:: Given information

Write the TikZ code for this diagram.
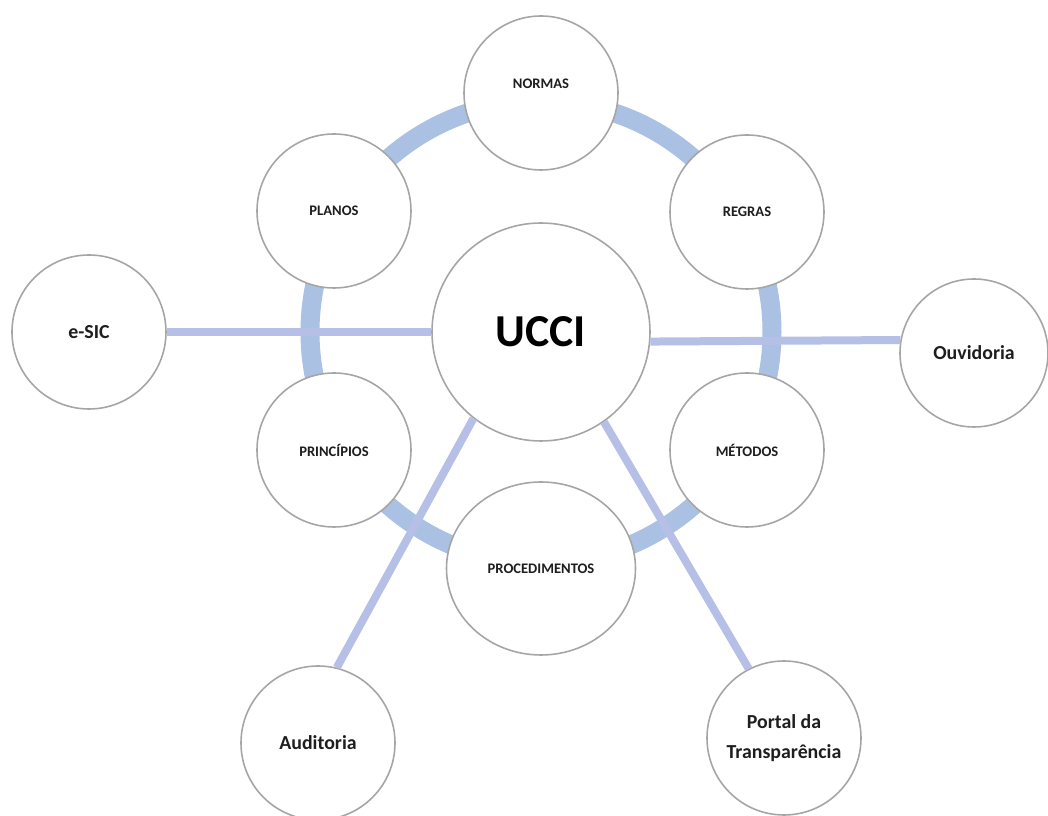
\documentclass[tikz,border=0pt]{standalone}
\usepackage{fontspec}
\setmainfont{Carlito}
\usetikzlibrary{positioning, shapes.geometric, backgrounds}
\definecolor{anelazul}{RGB}{170,193,228}
\definecolor{ligazul}{RGB}{182,192,230}
\definecolor{bordacinza}{RGB}{165,165,165}
\definecolor{textocinza}{RGB}{30,30,30}
\tikzstyle{ideia} = [circle, minimum size=3.08cm, inner sep=0pt, text centered, draw=bordacinza, line width=0.9pt, fill=white, text=textocinza, font=\fontsize{8.3}{10}\selectfont\bfseries]
\tikzstyle{nucleo} = [ideia, minimum size=4.36cm, text=black, font=\fontsize{26}{30}\selectfont\bfseries]
\tikzstyle{canal} = [ideia, align=center, font=\fontsize{11.3}{17}\selectfont\bfseries]
\tikzstyle{anel} = [line width=0.38cm, draw=anelazul]
\tikzstyle{ligacao} = [line width=0.16cm, draw=ligazul]

\begin{document}
\begin{tikzpicture}[on grid]
			\useasboundingbox (-10.82,-9.68) rectangle (10.14,6.64);
			%nos do diagrama
			\node (ucci) [nucleo] {UCCI};
			\node (normas) [ideia, above=4.78cm of ucci] {\raisebox{10pt}{NORMAS}};
			\node (planos) [ideia, above left=2.42cm and 4.14cm of ucci] {PLANOS};
			\node (regras) [ideia, above right=2.40cm and 4.12cm of ucci] {REGRAS};
			\node (principios) [ideia, below left=2.36cm and 4.14cm of ucci] {PRINCÍPIOS};
			\node (metodos) [ideia, below right=2.36cm and 4.12cm of ucci] {MÉTODOS};
			\node (procedimentos) [ideia, ellipse, minimum width=3.78cm, minimum height=3.46cm, below=4.73cm of ucci] {PROCEDIMENTOS};
			\node (esic) [canal, left=9.04cm of ucci] {e-SIC};
			\node (ouvidoria) [canal, minimum size=2.96cm, below right=0.42cm and 8.66cm of ucci] {Ouvidoria};
			\node (auditoria) [canal, below left=8.22cm and 4.46cm of ucci] {Auditoria};
			\node (portal) [canal, below right=8.12cm and 4.86cm of ucci] {Portal da\\Transparência};
			%anel e ligacoes
			\begin{scope}[on background layer]
				\draw [anel] (ucci.center) circle (4.62cm);
			\end{scope}
			\draw [ligacao] (esic.east) -- (ucci.west);
			\draw [ligacao] (ucci.355) -- (ouvidoria.170);
			\draw [ligacao] (ucci.232) -- (auditoria.76);
			\draw [ligacao] (ucci.305) -- (portal.117);
		\end{tikzpicture}
\end{document}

::::

Required work = Transcribe the material exactly, and leave out whatever pictures it holds.

Finished task =
Write the TikZ code for this diagram.
\documentclass[tikz,border=0pt]{standalone}
\usepackage{fontspec}
\setmainfont{Carlito}
\usetikzlibrary{positioning, shapes.geometric, backgrounds}
\definecolor{anelazul}{RGB}{170,193,228}
\definecolor{ligazul}{RGB}{182,192,230}
\definecolor{bordacinza}{RGB}{165,165,165}
\definecolor{textocinza}{RGB}{30,30,30}
\tikzstyle{ideia} = [circle, minimum size=3.08cm, inner sep=0pt, text centered, draw=bordacinza, line width=0.9pt, fill=white, text=textocinza, font=\fontsize{8.3}{10}\selectfont\bfseries]
\tikzstyle{nucleo} = [ideia, minimum size=4.36cm, text=black, font=\fontsize{26}{30}\selectfont\bfseries]
\tikzstyle{canal} = [ideia, align=center, font=\fontsize{11.3}{17}\selectfont\bfseries]
\tikzstyle{anel} = [line width=0.38cm, draw=anelazul]
\tikzstyle{ligacao} = [line width=0.16cm, draw=ligazul]

\begin{document}
\begin{tikzpicture}[on grid]
			\useasboundingbox (-10.82,-9.68) rectangle (10.14,6.64);
			%nos do diagrama
			\node (ucci) [nucleo] {UCCI};
			\node (normas) [ideia, above=4.78cm of ucci] {\raisebox{10pt}{NORMAS}};
			\node (planos) [ideia, above left=2.42cm and 4.14cm of ucci] {PLANOS};
			\node (regras) [ideia, above right=2.40cm and 4.12cm of ucci] {REGRAS};
			\node (principios) [ideia, below left=2.36cm and 4.14cm of ucci] {PRINCÍPIOS};
			\node (metodos) [ideia, below right=2.36cm and 4.12cm of ucci] {MÉTODOS};
			\node (procedimentos) [ideia, ellipse, minimum width=3.78cm, minimum height=3.46cm, below=4.73cm of ucci] {PROCEDIMENTOS};
			\node (esic) [canal, left=9.04cm of ucci] {e-SIC};
			\node (ouvidoria) [canal, minimum size=2.96cm, below right=0.42cm and 8.66cm of ucci] {Ouvidoria};
			\node (auditoria) [canal, below left=8.22cm and 4.46cm of ucci] {Auditoria};
			\node (portal) [canal, below right=8.12cm and 4.86cm of ucci] {Portal da\\Transparência};
			%anel e ligacoes
			\begin{scope}[on background layer]
				\draw [anel] (ucci.center) circle (4.62cm);
			\end{scope}
			\draw [ligacao] (esic.east) -- (ucci.west);
			\draw [ligacao] (ucci.355) -- (ouvidoria.170);
			\draw [ligacao] (ucci.232) -- (auditoria.76);
			\draw [ligacao] (ucci.305) -- (portal.117);
		\end{tikzpicture}
\end{document}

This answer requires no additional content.